1o Une chanson de croque-mort ;

2o Une copie d’une lettre de Champfleury ;

3o Une copie d’un jugement de Proudhon sur l’Art ;

4o Le plan d’un article sur Gustave Courbet ;

5o Un article (incomplet) sur le livre de Jules Janin : Le Gâteau des Rois.

Nous avons retrouvé ce dernier article dans un livre publié à Londres il y a douze ans et tiré à un petit nombre d’exemplaires. L’auteur est Arthur Symons, poète anglais et traducteur des œuvres de Baudelaire et de Verlaine. Il avait acheté l’article de Baudelaire (trois pages sur papier à lettre) le 26 janvier 1917. Au commencement de la première page se lisent les mots suivants, presque effacés : Remplacez les blancs

M. Symons ne donne en texte original français que le premier paragraphe et la dernière ligne ; le reste est traduit par lui en anglais ; nous avons tenté de remettre en français sa version.

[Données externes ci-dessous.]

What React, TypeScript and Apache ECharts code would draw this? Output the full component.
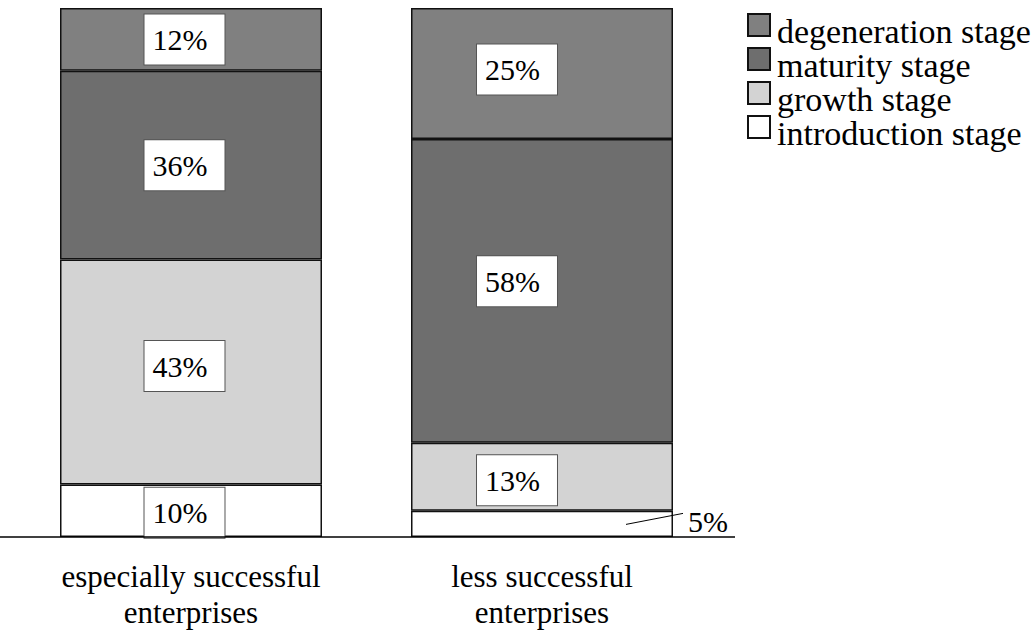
import React, { useEffect, useRef } from "react";
import * as echarts from "echarts";

const categories = ["especially successful\nenterprises", "less successful\nenterprises"];
const seriesNames = ["introduction stage", "growth stage", "maturity stage", "degeneration stage"];
const introduction = [10, 5];
const growth = [43, 13];
const maturity = [36, 58];
const degeneration = [12, 25];
const colors = ["#ffffff", "#d3d3d3", "#6e6e6e", "#808080"];
const legendOrder = ["degeneration stage", "maturity stage", "growth stage", "introduction stage"];
// label box nudges [dx, dy] per series (bottom to top) per bar
const labelNudge = [
  [[-6.5, 2], [0, 0]],
  [[-6.5, -6], [-25, 3.5]],
  [[-6.5, 0], [-25, -9.5]],
  [[-6.5, 0], [-25, -4]],
];

const FONT = "Liberation Serif";
// square drawn in the upper part of a taller icon box, so the text sits lower than the square
const LEGEND_ICON = "path://M0,0H22V22H0Z M0,34L0,34";

export default function App() {
  const ref = useRef<HTMLDivElement>(null);
  useEffect(() => {
    if (!ref.current) return;
    const chart = echarts.init(ref.current, undefined, { renderer: "svg" });
    const values = [introduction, growth, maturity, degeneration];
    const boxLabel = {
      show: true,
      position: "inside",
      formatter: "{c}%",
      fontFamily: FONT,
      fontSize: 30,
      lineHeight: 30,
      color: "#000",
      backgroundColor: "#fff",
      borderColor: "#555",
      borderWidth: 1,
      padding: [10, 17, 10, 8],
    };
    const series = seriesNames.map((name, si) => ({
      name,
      type: "bar",
      stack: "total",
      barWidth: 262,
      itemStyle: { color: colors[si], borderColor: "#111", borderWidth: 1.5 },
      label: boxLabel,
      data: values[si].map((v, i) => {
        if (si === 0 && i === 1) {
          return {
            value: v,
            label: {
              show: true,
              formatter: "{c}%",
              position: [277, 11],
              align: "left",
              verticalAlign: "middle",
              fontFamily: FONT,
              fontSize: 30,
              color: "#000",
              backgroundColor: "transparent",
              borderWidth: 0,
              padding: 0,
            },
          };
        }
        return { value: v, label: { offset: labelNudge[si][i] } };
      }),
    }));
    chart.setOption({
      animation: false,
      grid: { left: 15.5, right: 1035 - 717.5, top: 8, bottom: 93, containLabel: false, outerBoundsMode: "none" },
      legend: {
        data: legendOrder,
        orient: "vertical",
        left: 742,
        top: 8,
        itemWidth: 22,
        itemHeight: 34,
        itemGap: -2,
        icon: LEGEND_ICON,
        textStyle: { fontFamily: FONT, fontSize: 34, color: "#000", lineHeight: 22, padding: [0, 0, 0, 2] },
      },
      xAxis: {
        type: "category",
        data: categories,
        axisLine: { show: false },
        axisTick: { show: false },
        axisLabel: { fontFamily: FONT, fontSize: 31, lineHeight: 36, color: "#000", margin: 21 },
      },
      yAxis: { type: "value", min: 0, max: 101, show: false, splitLine: { show: false } },
      series,
    });
    const base = chart.convertToPixel({ gridIndex: 0 }, [0, 0]) as number[];
    const p = chart.convertToPixel({ gridIndex: 0 }, [1, introduction[1] / 2]) as number[];
    chart.setOption({
      graphic: [
        {
          type: "line",
          shape: { x1: 0, y1: base[1], x2: 735, y2: base[1] },
          style: { stroke: "#000", lineWidth: 1.5 },
          z: 10,
        },
        {
          type: "line",
          shape: { x1: p[0] + 84, y1: p[1] + 0.5, x2: p[0] + 141, y2: p[1] - 10.5 },
          style: { stroke: "#000", lineWidth: 1 },
          z: 10,
        },
      ],
    });
    return () => chart.dispose();
  }, []);
  return <div ref={ref} style={{ position: "absolute", left: 0, top: 0, width: 1035, height: 630 }} />;
}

Pour donner immédiatement au lecteur non initié dans les dessous de la littérature, non instruit dans les préliminaires des réputations, une idée première de l’importance littéraire réelle de ces petits livres gros d’esprit, de poésie et d’observation, qu’il sache que le premier d’entre eux, Chien-Caillou, « fantaisie d’hiver », fut publié en même temps qu’un petit livre d’un homme très célèbre qui avait eu, en même temps que Champfleury, l’idée de ces publications trimestrielles.

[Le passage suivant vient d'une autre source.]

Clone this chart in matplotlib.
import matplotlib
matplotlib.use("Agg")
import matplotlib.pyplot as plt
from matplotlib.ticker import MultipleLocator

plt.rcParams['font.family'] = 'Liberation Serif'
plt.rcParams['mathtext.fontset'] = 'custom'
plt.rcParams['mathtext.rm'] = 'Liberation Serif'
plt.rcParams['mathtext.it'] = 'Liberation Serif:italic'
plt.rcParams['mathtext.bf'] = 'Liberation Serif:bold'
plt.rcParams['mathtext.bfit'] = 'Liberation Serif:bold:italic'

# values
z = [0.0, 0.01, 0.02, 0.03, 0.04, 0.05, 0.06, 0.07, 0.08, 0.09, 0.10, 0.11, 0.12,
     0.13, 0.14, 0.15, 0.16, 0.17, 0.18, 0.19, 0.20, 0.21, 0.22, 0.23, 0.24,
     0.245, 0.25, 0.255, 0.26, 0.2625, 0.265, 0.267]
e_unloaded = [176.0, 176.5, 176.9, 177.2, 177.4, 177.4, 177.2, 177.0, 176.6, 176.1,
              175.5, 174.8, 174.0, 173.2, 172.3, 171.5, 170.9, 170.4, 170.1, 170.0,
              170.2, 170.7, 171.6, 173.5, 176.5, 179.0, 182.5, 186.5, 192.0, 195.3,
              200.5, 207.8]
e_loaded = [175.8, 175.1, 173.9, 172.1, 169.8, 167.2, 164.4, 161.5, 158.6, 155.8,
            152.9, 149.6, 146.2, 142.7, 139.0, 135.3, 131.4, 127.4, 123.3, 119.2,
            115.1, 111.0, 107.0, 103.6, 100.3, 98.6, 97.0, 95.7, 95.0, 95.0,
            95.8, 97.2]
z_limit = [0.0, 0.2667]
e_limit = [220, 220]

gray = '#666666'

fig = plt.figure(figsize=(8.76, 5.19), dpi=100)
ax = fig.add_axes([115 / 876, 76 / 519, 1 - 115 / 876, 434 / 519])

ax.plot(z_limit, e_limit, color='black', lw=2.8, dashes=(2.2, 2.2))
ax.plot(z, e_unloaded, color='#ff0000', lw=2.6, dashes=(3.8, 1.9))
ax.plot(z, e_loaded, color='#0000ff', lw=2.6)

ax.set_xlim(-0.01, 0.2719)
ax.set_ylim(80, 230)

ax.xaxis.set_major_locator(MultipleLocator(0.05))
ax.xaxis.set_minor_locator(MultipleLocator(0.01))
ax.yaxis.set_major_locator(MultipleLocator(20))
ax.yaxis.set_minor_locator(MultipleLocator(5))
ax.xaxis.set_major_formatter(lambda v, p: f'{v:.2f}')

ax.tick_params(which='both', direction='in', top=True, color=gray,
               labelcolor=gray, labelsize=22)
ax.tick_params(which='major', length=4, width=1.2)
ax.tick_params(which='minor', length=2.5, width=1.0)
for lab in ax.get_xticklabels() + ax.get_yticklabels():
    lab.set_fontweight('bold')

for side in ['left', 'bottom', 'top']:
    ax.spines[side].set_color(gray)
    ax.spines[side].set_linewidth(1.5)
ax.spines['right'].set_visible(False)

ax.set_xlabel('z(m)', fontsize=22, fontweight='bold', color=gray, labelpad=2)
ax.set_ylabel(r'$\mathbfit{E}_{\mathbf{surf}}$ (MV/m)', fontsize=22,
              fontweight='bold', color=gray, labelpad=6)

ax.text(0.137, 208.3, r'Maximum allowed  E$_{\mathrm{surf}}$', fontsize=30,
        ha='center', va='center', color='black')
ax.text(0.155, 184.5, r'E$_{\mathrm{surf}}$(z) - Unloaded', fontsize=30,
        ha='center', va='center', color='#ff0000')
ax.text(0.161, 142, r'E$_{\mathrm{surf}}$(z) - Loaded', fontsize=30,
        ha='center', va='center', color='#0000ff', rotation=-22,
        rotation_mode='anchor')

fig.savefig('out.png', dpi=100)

Or, pour ces gens dont l’intelligence, appliquée journellement à l’élaboration des livres, est la plus difficile à satisfaire, le travail de Champfleury éclipsait celui de l’homme célèbre. Tous ceux dont je parle ont connu Le Gâteau des Rois. Leur métier est de tout connaître. Le Gâteau des Rois, une sorte de Christmas Book, ou Livre de Noël, montrait surtout une prétention nettement affirmée de tirer de notre langue, par le jeu des infinies variations du dictionnaire, tous les effets qu’un virtuose hors ligne tire de son violon. Confusion des genres, erreur d’un esprit mal équilibré ! Les idées, dans ce livre étrange, courent l’une après l’autre hâtivement, s’élancent avec la rapidité du son, s’appuyant par-ci par-là sur des rapports infiniment ténus ; leur association dépend d’un fil, selon une méthode de penser analogue à celle d’une maison de fous.